Manchester’s business scene is booming. Tech, professional services, property, and manufacturing have turned Greater Manchester into a powerhouse with over 125,000 active businesses (ONS). But growth brings risk. More businesses mean more disputes, more regulation, and more costly mistakes.
The reality is that legal blind spots undermine businesses faster than market shifts. The Companies Act 2006, Bribery Act 2010, Employment Rights Act 1996, and Consumer Rights Act 2015 are not optional reading. They are binding rules. Ignoring them is not competition; it is risk-taking with your business.
Below are the legal challenges Manchester businesses face daily, and how to address them before they escalate into litigation, regulatory fines, or more serious consequences.
1. Contract Disputes and Commercial Agreements
Contracts are not administrative paperwork. They are instruments of control. Poor drafting hands leverage to the other party.
In the UK, the usual flashpoints are:
Misrepresentation – Misrepresentation Act 1967
Breach of contract – common law and equity
Third-party rights – Contracts (Rights of Third Parties) Act 1999
Termination disputes – especially in supply/distribution
A recent Manchester High Court case showed just how expensive sloppy drafting can be. One distributor lost millions after an exclusivity clause collapsed in court.
Solution
Do not sign without legal review. Engage a Manchester contract lawyer to draft or assess agreements. Preventative advice is modest; litigation is not.
2. Employment Law Compliance
Dismissals handled improperly, complaints mishandled, or payroll errors all carry financial and reputational consequences.
In 2023/24, 20,000+ unfair dismissal and discrimination claims hit UK tribunals. Manchester employers were right in the firing line. The law is not soft guidance. It is binding:
Employment Rights Act 1996
Equality Act 2010
Working Time Regulations 1998
Health and Safety at Work Act 1974
Constructive dismissal, unpaid wages, harassment claims. Errors in this area result in dual costs: financial liability and reputational damage.
Solution
Keep HR airtight. Clear policies, updated handbooks, and documented disciplinary processes.
3. Intellectual Property Protection
In Manchester’s tech and creative sectors, intellectual property infringement is a real and recurring issue.
Trademarks – Trade Marks Act 1994
Patents – Patents Act 1977
Copyright – automatic under the 1988 Act
Confidential info – common law
Unprotected intellectual property is vulnerable. Competitors can appropriate it, jeopardising brand value, revenue, and long-term growth.
Solution
Practical move: Register trademarks early. Use NDAs as a standard legal safeguard. Monitor for infringement. Delays in protection create serious commercial risk.

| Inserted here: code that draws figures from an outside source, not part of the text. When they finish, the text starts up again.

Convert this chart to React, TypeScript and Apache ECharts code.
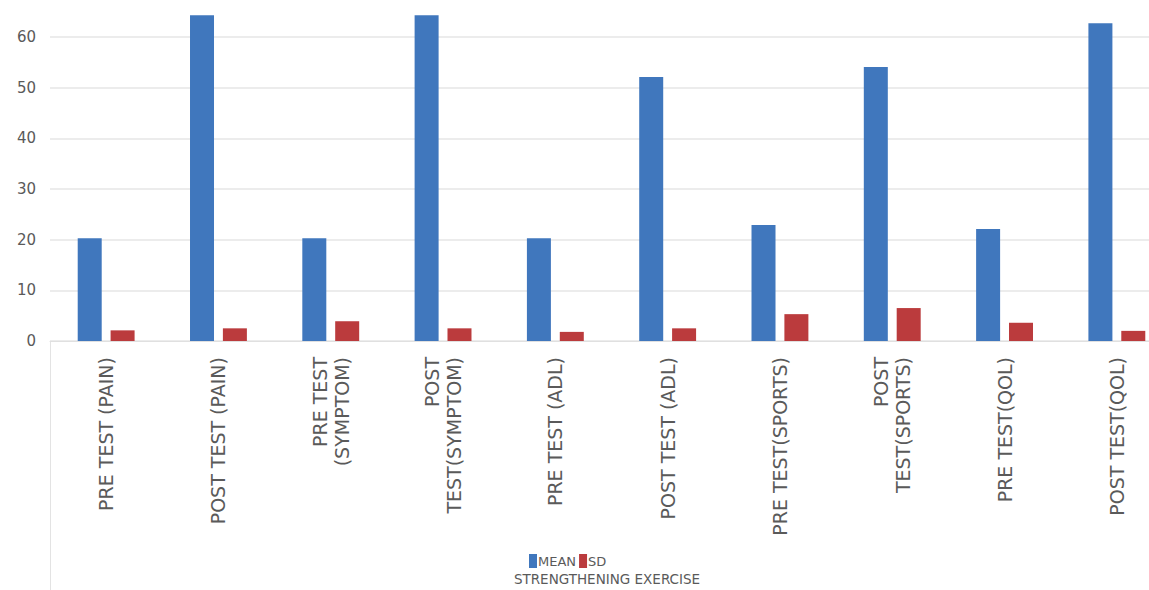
import React, { useEffect, useRef } from "react";
import * as echarts from "echarts";

const categories = [
  "PRE TEST (PAIN)",
  "POST TEST (PAIN)",
  "PRE TEST\n(SYMPTOM)",
  "POST\nTEST(SYMPTOM)",
  "PRE TEST (ADL)",
  "POST TEST (ADL)",
  "PRE TEST(SPORTS)",
  "POST\nTEST(SPORTS)",
  "PRE TEST(QOL)",
  "POST TEST(QOL)",
];
const meanValues = [20.3, 64.3, 20.3, 64.3, 20.3, 52.1, 22.9, 54.1, 22.1, 62.7];
const sdValues = [2.1, 2.5, 3.9, 2.5, 1.8, 2.5, 5.3, 6.5, 3.6, 2.0];
const seriesNames = ["MEAN", "SD"];
const axisName = "STRENGTHENING EXERCISE";

export default function App() {
  const ref = useRef<HTMLDivElement>(null);
  useEffect(() => {
    if (!ref.current) return;
    const chart = echarts.init(ref.current, null, { renderer: "svg" });
    const textColor = "#5a5a5a";
    const font = "'DejaVu Sans', sans-serif";
    chart.setOption({
      animation: false,
      backgroundColor: "#ffffff",
      textStyle: { fontFamily: font },
      grid: { left: 50, top: 0, width: 1123, height: 341, containLabel: false },
      legend: {
        data: seriesNames,
        left: 529,
        top: 554,
        itemWidth: 8,
        itemHeight: 14,
        itemGap: 3,
        icon: "rect",
        padding: 0,
        textStyle: { color: textColor, fontSize: 13, fontFamily: font, padding: [0, 0, 0, -4] },
      },
      graphic: [
        {
          type: "line",
          shape: { x1: 50.5, y1: 341, x2: 50.5, y2: 590 },
          style: { stroke: "#e3e3e3", lineWidth: 1 },
        },
        {
          type: "text",
          x: 607,
          y: 579,
          style: {
            text: axisName,
            fill: textColor,
            fontSize: 13.5,
            fontFamily: font,
            align: "center",
            verticalAlign: "middle",
          },
        },
      ],
      xAxis: {
        type: "category",
        data: categories,
        axisLine: { lineStyle: { color: "#e0e0e0" } },
        axisTick: { show: false },
        axisLabel: {
          rotate: 90,
          interval: 0,
          color: textColor,
          fontSize: 19,
          fontFamily: font,
          margin: 16,
          lineHeight: 22,
        },
      },
      yAxis: {
        type: "value",
        min: 0,
        max: 67.3,
        interval: 10,
        axisLine: { show: false },
        axisTick: { show: false },
        axisLabel: {
          color: textColor,
          fontSize: 15,
          fontFamily: font,
          margin: 14,
          showMaxLabel: false,
        },
        splitLine: {
          showMaxLine: false,
          lineStyle: { color: "#e6e6e6", width: 1.5 },
        },
      },
      series: [
        {
          name: seriesNames[0],
          type: "bar",
          data: meanValues,
          barWidth: 24,
          barGap: "37%",
          itemStyle: { color: "#4077bd" },
        },
        {
          name: seriesNames[1],
          type: "bar",
          data: sdValues,
          barWidth: 24,
          barGap: "37%",
          itemStyle: { color: "#bb3b3d" },
        },
      ],
    });
    return () => chart.dispose();
  }, []);
  return (
    <div
      style={{
        position: "absolute",
        left: 0,
        top: 0,
        width: 1149,
        height: 590,
        overflow: "hidden",
        background: "#ffffff",
      }}
    >
      <div ref={ref} style={{ position: "absolute", left: 0, top: 0, width: 1175, height: 590 }} />
    </div>
  );
}
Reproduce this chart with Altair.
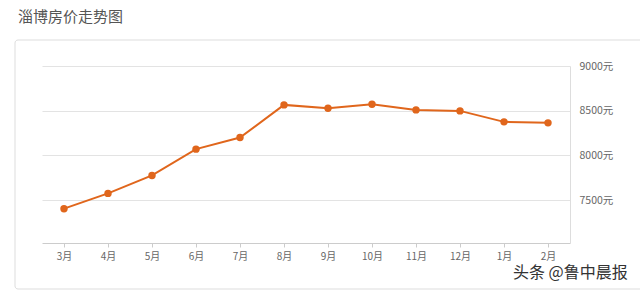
import altair as alt
import pandas as pd

months = ["3月", "4月", "5月", "6月", "7月", "8月", "9月", "10月", "11月", "12月", "1月", "2月"]
prices = [7404, 7575, 7776, 8070, 8200, 8565, 8528, 8573, 8509, 8498, 8375, 8364]
y_ticks = [7500, 8000, 8500, 9000]
title_text = "淄博房价走势图"
watermark = "头条 @鲁中晨报"

df = pd.DataFrame({"month": months, "price": prices})

FONT = "Noto Sans CJK SC"
ORANGE = "#E0661C"

frame = alt.Chart(pd.DataFrame({"a": [0]})).mark_rect(
    fillOpacity=0, stroke="#dddddd", strokeWidth=1, cornerRadius=3
).encode(
    x=alt.value(-27), x2=alt.value(620), y=alt.value(-26), y2=alt.value(223)
)

x_enc = alt.X(
    "month:N", sort=months, title=None,
    scale=alt.Scale(type="point", padding=0.5),
    axis=alt.Axis(labelAngle=0, domainColor="#cccccc", tickColor="#cccccc",
                  tickSize=4, labelColor="#666666", labelFontSize=10,
                  labelFont=FONT, labelPadding=4, grid=False),
)
y_enc = alt.Y(
    "price:Q", title=None,
    scale=alt.Scale(domain=[7020, 9000], nice=False, zero=False),
    axis=alt.Axis(orient="right", values=y_ticks, labelExpr="datum.value + '元'",
                  domainColor="#dddddd", ticks=False, labelPadding=9,
                  labelColor="#666666", labelFontSize=10.5, labelFont=FONT,
                  gridColor="#e3e3e3", gridWidth=1),
)

line = alt.Chart(df).mark_line(color=ORANGE, strokeWidth=2).encode(x=x_enc, y=y_enc)
points = alt.Chart(df).mark_point(filled=True, color=ORANGE, size=55, opacity=1).encode(x=x_enc, y=y_enc)

ttl = alt.Chart(pd.DataFrame({"t": [title_text]})).mark_text(
    align="left", baseline="middle", fontSize=15, font=FONT, color="#555555"
).encode(text="t:N", x=alt.value(-24), y=alt.value(-49))

wm = alt.Chart(pd.DataFrame({"t": [watermark]})).mark_text(
    align="left", baseline="middle", fontSize=16, font=FONT, color="#333333"
).encode(text="t:N", x=alt.value(471), y=alt.value(207))

chart = alt.layer(frame, line, points, ttl, wm).properties(
    width=528, height=177,
    autosize=alt.AutoSizeParams(type="none"),
    padding={"left": 42, "top": 66, "right": 70, "bottom": 48},
    background="white",
).configure_view(stroke=None)

chart.save("out.html", embed_options={"renderer": "svg", "actions": False})
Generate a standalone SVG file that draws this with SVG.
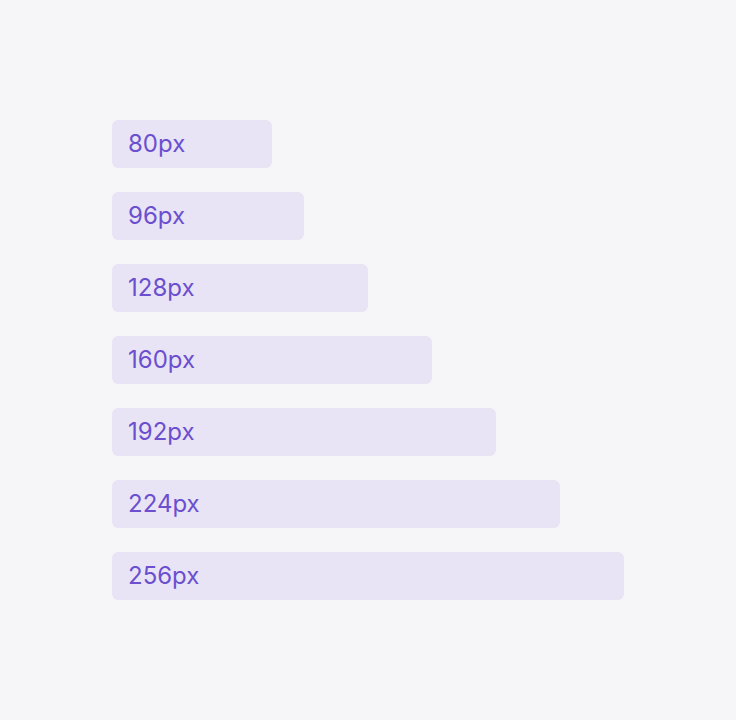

4. Data Privacy and Cybersecurity
Data breaches are no longer IT issues. They are boardroom crises.
The ICO fines run into millions under UK GDPR and the Data Protection Act 2018. Add the PECR 2003 rules on marketing, and most SMEs are sitting on compliance timebombs.
The reputational harm from a breach can outweigh the regulatory penalty.
Solution
Appoint a DPO. Run DPIAs. Train staff. Inadequate data governance places your licence to operate at risk.
5. Corporate Governance and Regulatory Compliance
Directors in Manchester do not just answer to shareholders. They answer to the law.
Companies Act 2006 – fiduciary duties, filings, shareholder protections
Bribery Act 2010 – strict liability
Modern Slavery Act 2015 – supply chain checks
FCA regulations – for financial services
Compliance failures invite investigations, penalties, and potential director disqualification. Lack of awareness is no defence.
Solution
Annual governance audits. Independent compliance reviews. Cheaper than defending a director ban.
6. Taxation and HMRC Investigations
HMRC enforcement is rigorous. VAT disputes, PAYE failures, corporation tax structuring. SMEs in Manchester are under scrutiny.
Solution
Keep tax records spotless. Get specialist advice. Maintain comprehensive records in anticipation of HMRC review.
7. Consumer Protection and Product Liability
The Consumer Rights Act 2015 and CMA enforcement mean businesses cannot cut corners. Misleading ads, unfair terms, unsafe products all trigger legal exposure and reputational damage..
Solution
Run compliance checks on every customer-facing message. Your brand’s credibility depends on it.
8. Environmental Regulations
Sustainability obligations are not public relations exercises; they are legal requirements.
The Environment Act 2021 and local authority rules demand proper waste, emissions, and supply chain compliance. Break them, and you face fines, enforcement notices, and bad press.
Solution
Build compliance policies now. Report transparently. Regulators are increasingly proactive and will not overlook non-compliance.